The system will reduce the risk of summer blackouts for local residents, the company said.

Con Edison installs 7.5-megawatt battery system on Staten Island.

Photo Credit: iStock

New York City's biggest utility provider, Con Edison, has just added a 7.5-megawatt battery system on Staten Island, Canary Media reported.

On June 20, Con Edison announced that it would soon bring the system online, just in time to meet the increased demand for electricity this summer when fans and air conditioners come on across the nation. The system is located in the Fox Hills area, and it will reduce the risk of summer blackouts for local residents, the company said.

Con Edison explained that the system was being added to an existing utility substation to minimize any inconvenience for the neighborhood. It would eliminate the need to buy more land for the project or install additional power lines. This is particularly important in a crowded city like New York.

The company said the system relies on 11 Tesla Megapacks, each of which holds 19 batteries and its own inverter.

"We are deploying batteries to help maintain the industry-leading reliable electric service that our region needs, and our customers deserve," said Con Edison's president, Matthew Ketschke, in the initial announcement.

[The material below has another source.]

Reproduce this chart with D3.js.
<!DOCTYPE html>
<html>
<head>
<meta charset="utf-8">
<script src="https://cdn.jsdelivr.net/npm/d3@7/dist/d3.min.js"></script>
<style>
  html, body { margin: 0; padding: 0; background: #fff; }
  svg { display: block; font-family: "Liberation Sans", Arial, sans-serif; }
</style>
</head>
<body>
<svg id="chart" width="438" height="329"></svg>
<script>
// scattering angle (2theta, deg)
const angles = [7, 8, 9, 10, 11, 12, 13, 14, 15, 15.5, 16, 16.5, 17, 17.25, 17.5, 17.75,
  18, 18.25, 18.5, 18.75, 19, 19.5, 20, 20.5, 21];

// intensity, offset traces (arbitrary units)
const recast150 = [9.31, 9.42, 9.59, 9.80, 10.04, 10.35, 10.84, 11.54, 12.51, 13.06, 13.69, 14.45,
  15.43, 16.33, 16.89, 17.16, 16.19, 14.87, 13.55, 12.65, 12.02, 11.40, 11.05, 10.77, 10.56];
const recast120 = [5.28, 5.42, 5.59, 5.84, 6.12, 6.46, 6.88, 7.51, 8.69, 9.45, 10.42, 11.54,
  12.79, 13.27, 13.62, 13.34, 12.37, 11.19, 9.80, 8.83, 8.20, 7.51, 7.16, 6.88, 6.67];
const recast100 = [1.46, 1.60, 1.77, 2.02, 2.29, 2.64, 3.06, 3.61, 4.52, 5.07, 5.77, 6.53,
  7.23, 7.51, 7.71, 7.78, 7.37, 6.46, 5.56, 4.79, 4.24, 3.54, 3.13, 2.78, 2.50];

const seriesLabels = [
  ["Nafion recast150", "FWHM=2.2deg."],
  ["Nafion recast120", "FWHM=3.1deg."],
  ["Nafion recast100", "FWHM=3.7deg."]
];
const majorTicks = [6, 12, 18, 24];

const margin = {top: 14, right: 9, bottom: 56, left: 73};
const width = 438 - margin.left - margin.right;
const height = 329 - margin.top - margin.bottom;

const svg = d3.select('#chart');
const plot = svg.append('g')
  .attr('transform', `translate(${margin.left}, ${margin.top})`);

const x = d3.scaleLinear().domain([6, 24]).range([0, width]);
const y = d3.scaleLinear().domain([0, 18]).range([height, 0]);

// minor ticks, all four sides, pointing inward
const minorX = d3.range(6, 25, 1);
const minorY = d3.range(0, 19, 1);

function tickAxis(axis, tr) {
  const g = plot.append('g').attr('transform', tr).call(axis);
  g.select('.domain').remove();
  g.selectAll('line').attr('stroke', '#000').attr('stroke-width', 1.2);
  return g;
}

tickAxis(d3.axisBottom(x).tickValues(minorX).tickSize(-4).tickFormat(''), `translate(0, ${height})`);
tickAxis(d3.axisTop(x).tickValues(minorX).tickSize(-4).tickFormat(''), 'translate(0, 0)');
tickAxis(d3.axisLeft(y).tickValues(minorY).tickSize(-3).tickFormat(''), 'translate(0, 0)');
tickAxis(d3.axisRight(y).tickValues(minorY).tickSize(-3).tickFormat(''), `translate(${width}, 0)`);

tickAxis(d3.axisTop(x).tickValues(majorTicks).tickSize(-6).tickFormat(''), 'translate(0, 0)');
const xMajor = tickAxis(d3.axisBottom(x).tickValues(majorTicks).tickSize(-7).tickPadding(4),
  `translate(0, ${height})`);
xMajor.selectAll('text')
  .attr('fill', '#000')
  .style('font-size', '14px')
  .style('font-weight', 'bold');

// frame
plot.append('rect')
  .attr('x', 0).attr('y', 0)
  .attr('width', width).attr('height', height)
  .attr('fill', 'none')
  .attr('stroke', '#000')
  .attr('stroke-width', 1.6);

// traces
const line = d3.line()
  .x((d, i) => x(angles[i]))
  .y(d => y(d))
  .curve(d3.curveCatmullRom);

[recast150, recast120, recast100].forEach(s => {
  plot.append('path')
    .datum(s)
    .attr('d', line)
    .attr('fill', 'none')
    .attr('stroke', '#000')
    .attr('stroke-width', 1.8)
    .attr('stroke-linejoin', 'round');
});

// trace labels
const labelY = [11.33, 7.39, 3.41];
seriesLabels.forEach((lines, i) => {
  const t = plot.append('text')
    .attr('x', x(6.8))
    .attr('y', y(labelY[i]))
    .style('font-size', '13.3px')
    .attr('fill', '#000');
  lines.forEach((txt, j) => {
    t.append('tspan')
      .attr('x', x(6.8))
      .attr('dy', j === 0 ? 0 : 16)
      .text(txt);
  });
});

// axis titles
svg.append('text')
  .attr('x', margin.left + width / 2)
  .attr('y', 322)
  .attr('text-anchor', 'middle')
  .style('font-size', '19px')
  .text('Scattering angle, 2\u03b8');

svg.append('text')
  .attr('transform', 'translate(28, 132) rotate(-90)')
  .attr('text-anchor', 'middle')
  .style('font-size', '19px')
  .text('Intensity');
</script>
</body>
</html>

Battery storage is also vital to affordable, non-polluting energy sources like solar and wind because, unlike traditional polluting sources such as coal, they don't create energy all the time. Solar panels only generate electricity during the day, and wind power only works when the wind is blowing.

To make power available 24/7, providers need huge amounts of battery storage so they can save up electricity when there's extra and send it out when it's needed.

Establishing battery stations like the one in Fox Hills will prepare the area to rely more on clean energy sources. According to Canary Media, Governor Kathy Hochul has called for the state to install six gigawatts (6000 megawatts) of energy storage by 2030 for this reason. At the same time, New York City has banned natural gas for appliances in new buildings, so the demand for electricity is about to increase.

"The advent of large-scale energy storage technology also greatly increases our opportunities to integrate clean, renewable power into the mix and transition to a low-carbon future," Ketschke said.